(Figure scripts)
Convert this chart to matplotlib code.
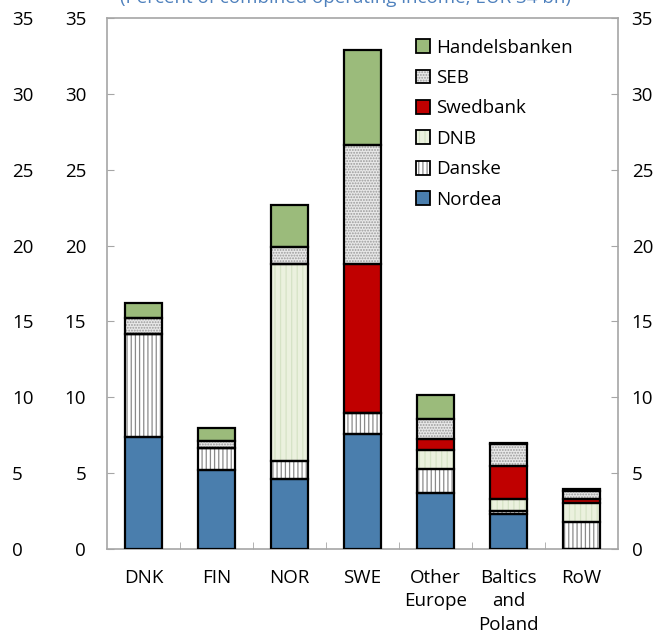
import numpy as np
import matplotlib.pyplot as plt
from matplotlib.patches import Patch

plt.rcParams['font.family'] = ['Open Sans', 'DejaVu Sans']
plt.rcParams['hatch.linewidth'] = 0.9

categories = ['DNK', 'FIN', 'NOR', 'SWE', 'Other\nEurope', 'Baltics\nand\nPoland', 'RoW']
banks = ['Nordea', 'Danske', 'DNB', 'Swedbank', 'SEB', 'Handelsbanken']

nordea = [7.4, 5.2, 4.6, 7.6, 3.7, 2.3, 0.0]
danske = [6.8, 1.45, 1.2, 1.4, 1.55, 0.2, 1.8]
dnb = [0.0, 0.0, 13.0, 0.0, 1.25, 0.8, 1.25]
swedbank = [0.0, 0.0, 0.0, 9.8, 0.75, 2.15, 0.25]
seb = [1.0, 0.45, 1.1, 7.8, 1.35, 1.45, 0.5]
handelsbanken = [1.0, 0.9, 2.8, 6.3, 1.55, 0.1, 0.15]
yticks = [0, 5, 10, 15, 20, 25, 30, 35]

series = [nordea, danske, dnb, swedbank, seb, handelsbanken]
# (fill colour, hatch, hatch colour)
styles = [
    ('#4A7EAD', None, None),
    ('white', '||||', '#8a8a8a'),
    ('#EBF1DE', '|||', '#d6e3c6'),
    ('#C00000', None, None),
    ('#E8E8E8', '......', '#9a9a9a'),
    ('#9BBB7B', None, None),
]
fs = 13.5

fig = plt.figure(figsize=(6.65, 6.4), dpi=100)
ax = fig.add_axes([0.161, 0.142, 0.768, 0.830])

x = np.arange(len(categories))
width = 0.5
bottom = np.zeros(len(categories))
handles = []
for name, vals, (fc, hatch, hc) in zip(banks, series, styles):
    vals = np.array(vals)
    if hatch:
        ax.bar(x, vals, width, bottom=bottom, color=fc, hatch=hatch,
               edgecolor=hc, linewidth=0, zorder=2)
    else:
        ax.bar(x, vals, width, bottom=bottom, color=fc, linewidth=0, zorder=2)
    ax.bar(x, vals, width, bottom=bottom, fill=False, edgecolor='black',
           linewidth=1.6, zorder=3)
    h1 = Patch(facecolor=fc, hatch=hatch, edgecolor=hc if hatch else fc, linewidth=0)
    h2 = Patch(fill=False, edgecolor='black', linewidth=1.3)
    handles.append((h1, h2))
    bottom += vals

ax.set_xlim(-0.5, len(categories) - 0.5)
ax.set_ylim(0, 35)
ax.set_yticks(yticks)
ax.set_xticks(x)
ax.set_xticklabels(categories, fontsize=fs, linespacing=1.42)
ax.set_xticks(np.arange(0.5, len(categories) - 1, 1), minor=True)
ax.tick_params(axis='x', which='major', length=0, pad=14)
ax.tick_params(axis='x', which='minor', length=5, direction='in', color='#a6a6a6')
ax.tick_params(axis='y', direction='in', length=5, color='#a6a6a6', labelsize=fs, pad=15)
for s in ax.spines.values():
    s.set_color('#a6a6a6')
    s.set_linewidth(1.2)

# right-hand axis labels
ax2 = ax.twinx()
ax2.set_ylim(ax.get_ylim())
ax2.set_yticks(yticks)
ax2.tick_params(axis='y', direction='in', length=5, color='#a6a6a6', labelsize=fs, pad=10)
for s in ax2.spines.values():
    s.set_visible(False)

# outer left column of labels
for v in yticks:
    ax.text(-0.186, v, str(v), transform=ax.get_yaxis_transform(), ha='left',
            va='center_baseline', fontsize=fs)

ax.legend(handles[::-1], banks[::-1], loc='upper left', bbox_to_anchor=(0.59, 0.975),
          frameon=False, fontsize=fs, handlelength=0.75, handleheight=0.75,
          handletextpad=0.35, labelspacing=0.66, borderaxespad=0)

fig.text(0.52, 1.003, '(Percent of combined operating income, EUR 34 bn)',
         ha='center', va='center', fontsize=fs, color='#4F81BD')

fig.savefig('out.png', dpi=100)
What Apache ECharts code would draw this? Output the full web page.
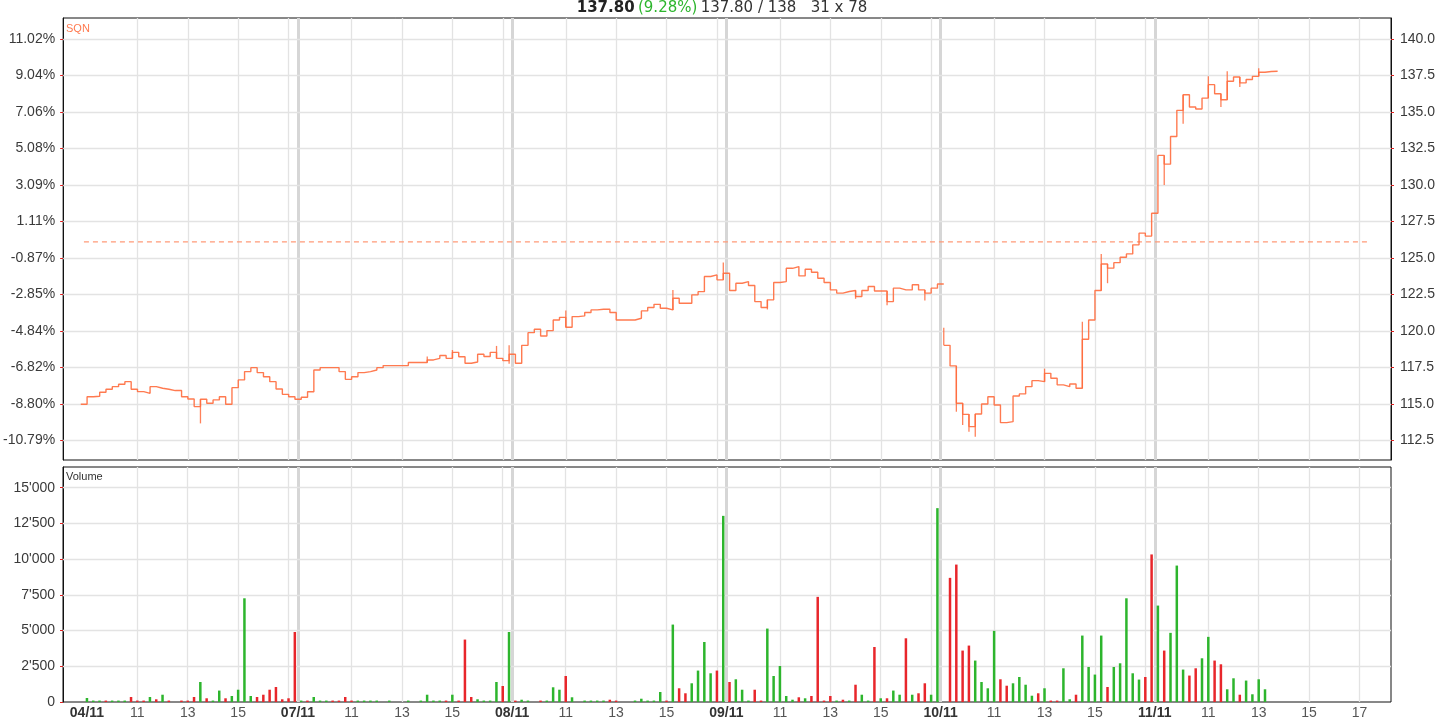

WHAT IS REQUIRED –
Output every entry verbatim. Pictures do not belong in the copy.

OUTPUT OF THE EXERCISE –
Convert this chart to matplotlib code.
import numpy as np
import matplotlib.pyplot as plt
from matplotlib.patches import Patch

plt.rcParams['font.family'] = ['Open Sans', 'DejaVu Sans']
plt.rcParams['hatch.linewidth'] = 0.9

categories = ['DNK', 'FIN', 'NOR', 'SWE', 'Other\nEurope', 'Baltics\nand\nPoland', 'RoW']
banks = ['Nordea', 'Danske', 'DNB', 'Swedbank', 'SEB', 'Handelsbanken']

nordea = [7.4, 5.2, 4.6, 7.6, 3.7, 2.3, 0.0]
danske = [6.8, 1.45, 1.2, 1.4, 1.55, 0.2, 1.8]
dnb = [0.0, 0.0, 13.0, 0.0, 1.25, 0.8, 1.25]
swedbank = [0.0, 0.0, 0.0, 9.8, 0.75, 2.15, 0.25]
seb = [1.0, 0.45, 1.1, 7.8, 1.35, 1.45, 0.5]
handelsbanken = [1.0, 0.9, 2.8, 6.3, 1.55, 0.1, 0.15]
yticks = [0, 5, 10, 15, 20, 25, 30, 35]

series = [nordea, danske, dnb, swedbank, seb, handelsbanken]
# (fill colour, hatch, hatch colour)
styles = [
    ('#4A7EAD', None, None),
    ('white', '||||', '#8a8a8a'),
    ('#EBF1DE', '|||', '#d6e3c6'),
    ('#C00000', None, None),
    ('#E8E8E8', '......', '#9a9a9a'),
    ('#9BBB7B', None, None),
]
fs = 13.5

fig = plt.figure(figsize=(6.65, 6.4), dpi=100)
ax = fig.add_axes([0.161, 0.142, 0.768, 0.830])

x = np.arange(len(categories))
width = 0.5
bottom = np.zeros(len(categories))
handles = []
for name, vals, (fc, hatch, hc) in zip(banks, series, styles):
    vals = np.array(vals)
    if hatch:
        ax.bar(x, vals, width, bottom=bottom, color=fc, hatch=hatch,
               edgecolor=hc, linewidth=0, zorder=2)
    else:
        ax.bar(x, vals, width, bottom=bottom, color=fc, linewidth=0, zorder=2)
    ax.bar(x, vals, width, bottom=bottom, fill=False, edgecolor='black',
           linewidth=1.6, zorder=3)
    h1 = Patch(facecolor=fc, hatch=hatch, edgecolor=hc if hatch else fc, linewidth=0)
    h2 = Patch(fill=False, edgecolor='black', linewidth=1.3)
    handles.append((h1, h2))
    bottom += vals

ax.set_xlim(-0.5, len(categories) - 0.5)
ax.set_ylim(0, 35)
ax.set_yticks(yticks)
ax.set_xticks(x)
ax.set_xticklabels(categories, fontsize=fs, linespacing=1.42)
ax.set_xticks(np.arange(0.5, len(categories) - 1, 1), minor=True)
ax.tick_params(axis='x', which='major', length=0, pad=14)
ax.tick_params(axis='x', which='minor', length=5, direction='in', color='#a6a6a6')
ax.tick_params(axis='y', direction='in', length=5, color='#a6a6a6', labelsize=fs, pad=15)
for s in ax.spines.values():
    s.set_color('#a6a6a6')
    s.set_linewidth(1.2)

# right-hand axis labels
ax2 = ax.twinx()
ax2.set_ylim(ax.get_ylim())
ax2.set_yticks(yticks)
ax2.tick_params(axis='y', direction='in', length=5, color='#a6a6a6', labelsize=fs, pad=10)
for s in ax2.spines.values():
    s.set_visible(False)

# outer left column of labels
for v in yticks:
    ax.text(-0.186, v, str(v), transform=ax.get_yaxis_transform(), ha='left',
            va='center_baseline', fontsize=fs)

ax.legend(handles[::-1], banks[::-1], loc='upper left', bbox_to_anchor=(0.59, 0.975),
          frameon=False, fontsize=fs, handlelength=0.75, handleheight=0.75,
          handletextpad=0.35, labelspacing=0.66, borderaxespad=0)

fig.text(0.52, 1.003, '(Percent of combined operating income, EUR 34 bn)',
         ha='center', va='center', fontsize=fs, color='#4F81BD')

fig.savefig('out.png', dpi=100)
What Apache ECharts code would draw this? Output the full web page.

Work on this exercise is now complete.